Just before eight A.M., police started patting people down and allowing them inside the school compound. The line stalled for a further two hours as dozens of government officials, members of the Afghan National Security Forces, and other influential people were escorted to the front, many emerging with their cards within minutes. The waiting crowd’s irritation was palpable, but at this point the fun was not entirely lost. A young engineer wearing a black suit and a purple shirt and tie disclosed to the people around him that he had been a failed candidate for provincial council the last time around.

“How many votes did you get, Mr. Representative?” someone teased.

“Seventeen hundred and forty-three,” replied the engineer. “But my family didn’t know that I was a candidate — the votes would have been much more if I had told them.”

“And where is your voting card, Mr. Representative?”

“An MP friend of mine took it for his registration and never gave it back to me, the bastard,” said the engineer. (Electoral law requires prospective candidates to present a certain number of voter cards from supporters in order to qualify.) Another hour later, the phone of the man in front of me began playing the theme song from Valley of the Wolves, a popular Turkish soap opera dubbed in Dari. “Can you Bluetooth that ringtone to me?” said Mr. Representative over my shoulder. “I may not get a voter card, but at least I’ll get a ringtone and save myself ten afghanis [about twenty cents].”

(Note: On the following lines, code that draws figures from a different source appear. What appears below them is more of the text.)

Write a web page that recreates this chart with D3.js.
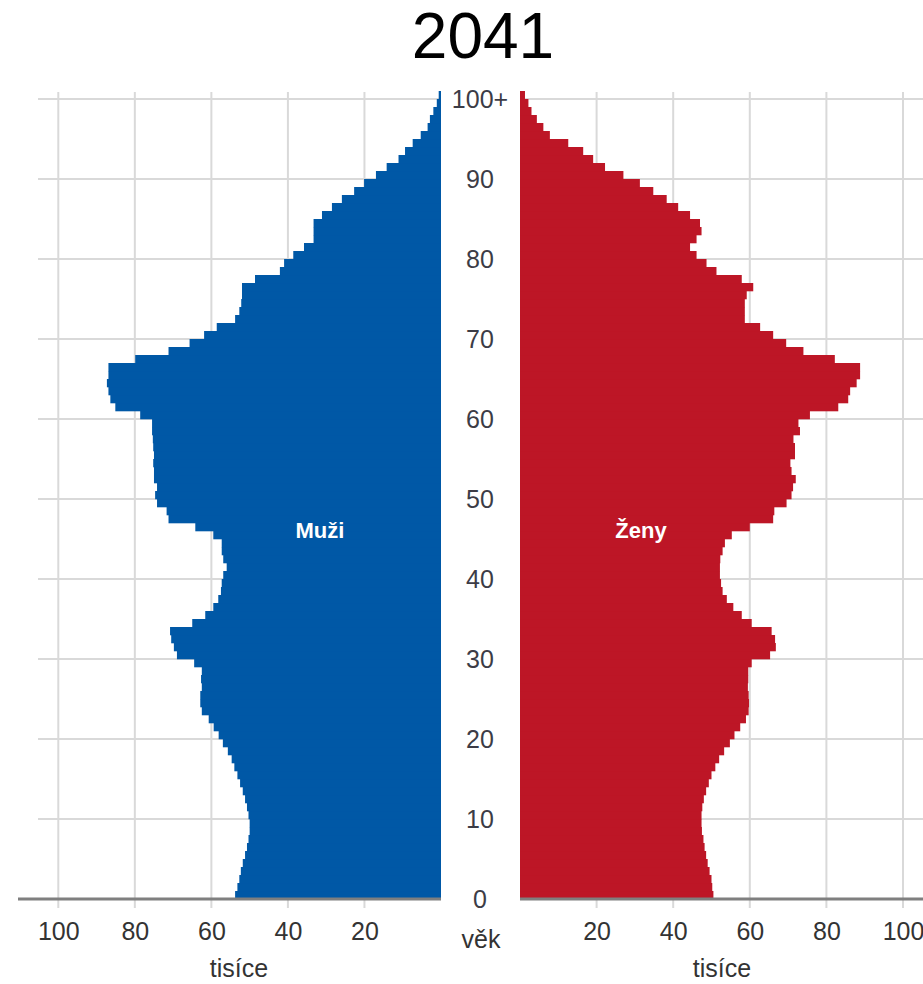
<!DOCTYPE html>
<html lang="cs">
<head>
<meta charset="utf-8">
<title>2041</title>
<script src="https://cdn.jsdelivr.net/npm/d3@7"></script>
<style>
  body { margin: 0; background: #fff; }
  svg { display: block; font-family: "Liberation Sans", Arial, sans-serif; }
  .grid line { stroke: #d9d9d9; stroke-width: 2; }
  .base { stroke: #7f7f7f; stroke-width: 3; }
  .axis text { font-size: 25px; fill: #333; font-family: "Liberation Sans", Arial, sans-serif; }
  .axis path, .axis line { display: none; }
  .age { font-size: 25px; fill: #3c3c46; }
  .sex { font-size: 22px; font-weight: bold; fill: #fff; }
</style>
</head>
<body>
<div id="chart"></div>
<script>
// data (thousands of people by single year of age, 2041 projection)
const ages = d3.range(0, 101);
const men = [
  53.8, 53.2, 52.7, 52.3, 51.8, 51.2, 50.7, 50.3, 50.0, 50.0,
  50.3, 50.7, 51.2, 51.8, 52.5, 53.2, 54.0, 54.7, 55.7, 57.0,
  58.1, 59.4, 60.7, 62.5, 62.9, 62.9, 62.5, 62.7, 62.5, 64.5,
  69.0, 69.8, 70.5, 70.8, 65.0, 61.6, 59.5, 58.2, 57.5, 57.3,
  56.9, 56.0, 56.9, 57.3, 57.3, 59.5, 64.2, 71.2, 71.7, 74.2,
  74.7, 74.2, 75.0, 75.0, 75.2, 75.0, 75.2, 75.3, 75.5, 75.5,
  78.6, 85.1, 86.4, 86.9, 87.3, 86.9, 86.9, 79.9, 71.2, 65.7,
  61.9, 58.6, 53.8, 52.7, 52.2, 52.0, 52.0, 48.6, 42.1, 41.0,
  38.6, 35.8, 33.3, 33.3, 33.3, 31.1, 28.5, 25.9, 22.7, 20.1,
  17.0, 14.2, 11.1, 9.4, 7.4, 5.3, 3.5, 2.9, 2.0, 1.1,
  0.6
];
const women = [
  50.5, 50.2, 50.0, 49.5, 49.0, 48.6, 48.2, 47.9, 47.5, 47.4,
  47.4, 47.6, 48.0, 48.6, 49.3, 50.0, 51.0, 52.0, 53.3, 54.8,
  56.0, 57.5, 59.0, 59.7, 59.8, 59.7, 59.5, 59.6, 59.6, 60.5,
  65.3, 66.8, 66.6, 65.7, 60.5, 57.9, 55.7, 54.0, 52.9, 52.5,
  52.2, 52.2, 52.3, 52.9, 53.5, 55.3, 60.0, 66.1, 66.4, 69.6,
  70.9, 71.3, 72.0, 70.9, 70.6, 71.8, 71.8, 71.4, 73.1, 72.7,
  75.7, 83.1, 85.7, 86.2, 87.9, 88.8, 88.8, 82.2, 74.0, 69.5,
  66.1, 62.7, 58.7, 58.7, 58.7, 59.2, 60.9, 57.9, 51.3, 48.7,
  46.1, 44.4, 46.1, 47.4, 47.0, 44.4, 41.3, 38.3, 34.8, 31.3,
  27.0, 22.2, 19.1, 16.5, 12.6, 7.8, 6.1, 4.4, 3.0, 2.2,
  1.3
];
const ageTicks = [0, 10, 20, 30, 40, 50, 60, 70, 80, 90, 100];
const ageLabels = ["0", "10", "20", "30", "40", "50", "60", "70", "80", "90", "100+"];
const valueTicks = [20, 40, 60, 80, 100];

const WIDTH = 923, HEIGHT = 984;

const svg = d3.select("#chart").append("svg")
  .attr("width", WIDTH)
  .attr("height", HEIGHT);

const xL = d3.scaleLinear().domain([0, 100]).range([441, 58.3]);
const xR = d3.scaleLinear().domain([0, 100]).range([520, 903]);
const y = d3.scaleBand().domain(ages).range([899, 91]).padding(0);
const bw = y.bandwidth();
const lineY = a => y(a) + bw; // grid line sits at the bottom of the age's bar

// title
svg.append("text")
  .attr("x", 483).attr("y", 58)
  .attr("text-anchor", "middle")
  .style("font-size", "64px")
  .text("2041");

// grid
const grid = svg.append("g").attr("class", "grid");
grid.selectAll(".vl").data(valueTicks).enter().append("line")
  .attr("x1", d => xL(d)).attr("x2", d => xL(d))
  .attr("y1", 92).attr("y2", 908);
grid.selectAll(".vr").data(valueTicks).enter().append("line")
  .attr("x1", d => xR(d)).attr("x2", d => xR(d))
  .attr("y1", 92).attr("y2", 908);
grid.selectAll(".hl").data(ageTicks.slice(1)).enter().append("line")
  .attr("x1", 38).attr("x2", xL(0))
  .attr("y1", d => lineY(d)).attr("y2", d => lineY(d));
grid.selectAll(".hr").data(ageTicks.slice(1)).enter().append("line")
  .attr("x1", xR(0)).attr("x2", WIDTH)
  .attr("y1", d => lineY(d)).attr("y2", d => lineY(d));

// bars
svg.append("g").selectAll("rect").data(ages).enter().append("rect")
  .attr("x", d => xL(men[d]))
  .attr("y", d => y(d))
  .attr("width", d => xL(0) - xL(men[d]))
  .attr("height", bw + 0.3)
  .attr("fill", "#0058a6");

svg.append("g").selectAll("rect").data(ages).enter().append("rect")
  .attr("x", xR(0))
  .attr("y", d => y(d))
  .attr("width", d => xR(women[d]) - xR(0))
  .attr("height", bw + 0.3)
  .attr("fill", "#bd1626");

// baselines
svg.append("line").attr("class", "base")
  .attr("x1", 18).attr("x2", xL(0))
  .attr("y1", lineY(0)).attr("y2", lineY(0));
svg.append("line").attr("class", "base")
  .attr("x1", xR(0)).attr("x2", WIDTH)
  .attr("y1", lineY(0)).attr("y2", lineY(0));

// value axes
svg.append("g").attr("class", "axis")
  .attr("transform", "translate(0,908)")
  .call(d3.axisBottom(xL).tickValues(valueTicks).tickSize(0).tickPadding(14));
svg.append("g").attr("class", "axis")
  .attr("transform", "translate(0,908)")
  .call(d3.axisBottom(xR).tickValues(valueTicks).tickSize(0).tickPadding(14));

// age labels
svg.append("g").selectAll("text").data(ageTicks).enter().append("text")
  .attr("class", "age")
  .attr("x", 480)
  .attr("y", d => lineY(d))
  .attr("dy", "0.35em")
  .attr("text-anchor", "middle")
  .text((d, i) => ageLabels[i]);

// axis titles
svg.append("text").attr("class", "age")
  .attr("x", 481).attr("y", 948).attr("text-anchor", "middle").style("fill", "#333")
  .text("věk");
svg.append("text").attr("class", "age")
  .attr("x", 239).attr("y", 977).attr("text-anchor", "middle").style("fill", "#333")
  .text("tisíce");
svg.append("text").attr("class", "age")
  .attr("x", 722).attr("y", 977).attr("text-anchor", "middle").style("fill", "#333")
  .text("tisíce");

// sex labels
svg.append("text").attr("class", "sex")
  .attr("x", 320).attr("y", 538).attr("text-anchor", "middle")
  .text("Muži");
svg.append("text").attr("class", "sex")
  .attr("x", 641).attr("y", 538).attr("text-anchor", "middle")
  .text("Ženy");
</script>
</body>
</html>
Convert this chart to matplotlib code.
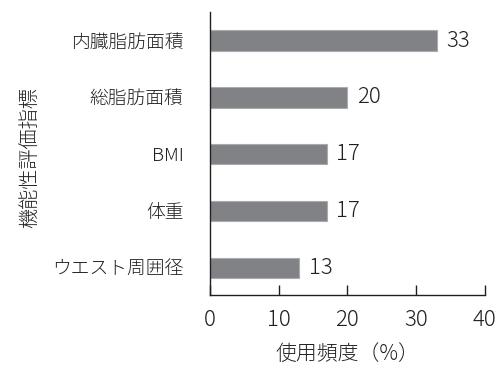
import matplotlib.pyplot as plt

plt.rcParams['font.family'] = ['Noto Sans CJK JP', 'DejaVu Sans']
plt.rcParams['font.weight'] = 300
plt.rcParams['axes.labelweight'] = 300

indicators = ["内臓脂肪面積", "総脂肪面積", "BMI", "体重", "ウエスト周囲径"]
frequency = [33, 20, 17, 17, 13]
xticks = [0, 10, 20, 30, 40]

ink = "#231f20"

fig = plt.figure(figsize=(5.02, 3.67), dpi=100)
ax = fig.add_axes([0.418, 0.196, 0.548, 0.771])

pos = range(len(indicators))
ax.barh(pos, frequency, height=0.36, color="#808285", edgecolor="#a9abad", linewidth=0.8)

for y, v in zip(pos, frequency):
    ax.text(v + 1.4, y, str(v), va="center", ha="left", fontsize=16, color=ink)

ax.set_yticks(list(pos))
ax.set_yticklabels(indicators, fontsize=13.5, color=ink)
ax.set_ylim(4.48, -0.5)
ax.set_xlim(0, 40)
ax.set_xticks(xticks)
ax.set_xticklabels([str(t) for t in xticks], fontsize=16, color=ink)

ax.tick_params(axis="y", length=0, pad=19)
ax.tick_params(axis="x", direction="in", length=7, width=1, color=ink, pad=10)

for s in ["top", "right"]:
    ax.spines[s].set_visible(False)
for s in ["left", "bottom"]:
    ax.spines[s].set_color(ink)
    ax.spines[s].set_linewidth(1)

ax.set_xlabel("使用頻度（%）", fontsize=15, fontweight=300, color=ink, labelpad=9)
fig.text(0.06, 0.57, "機能性評価指標", rotation=90, va="center", ha="center",
         fontsize=14.5, fontweight=300, color=ink)

fig.savefig("out.png", dpi=100)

As lunchtime drew near and our line still failed to make progress, the anger overflowed. Elderly men tried to rush the classroom where the cards were being issued. “I am old and sick. I can’t stand in line anymore,” said a frail, turbaned man without a single tooth in his lower jaw. “If you’re sick, go be first in line at the hospital,” replied a young man. One of the election workers escorted a mullah to the door of the classroom. Usually clergy are accorded enormous respect in Afghanistan, but this morning the crowd was not having it. “Soldiers give blood,” shouted one person, referring to the dozens of uniformed men who had cut the line. “What does the mullah give?” The mullah entered silently, his head bowed. When he emerged with his voter card, another chant was started: “The unjust mullah! The unjust mullah!” He walked quickly out of the school.

At 11:50 A.M., after more than six hours of waiting and just before the three clerks inside the classroom went on their hour-long lunch break, Qiam and I got our cards. Frustration and exhaustion — partially of our doing, since we’d waited until election eve to register — overshadowed our excitement. Not that the run-up to the elections has been all that politically exciting anyway. None of the presidential candidates seems prepared to address the challenges Afghanistan will face in its first transition of power since Karzai took office. Some fail to realize the enormity of those challenges; others are simply too divisive. Still, the crowd at the school seemed intent on affirming what Afghanistan has lacked in recent decades — democratic continuity — even in the face of lackluster candidates and Taliban fearmongering.

My friends registering on the women’s side later reported that the female security officer at the gate had told each person she frisked that police had intelligence on a possible suicide attack — which was either true or a way of discouraging people from waiting. But as far as my friends could see, no one left without a voter card.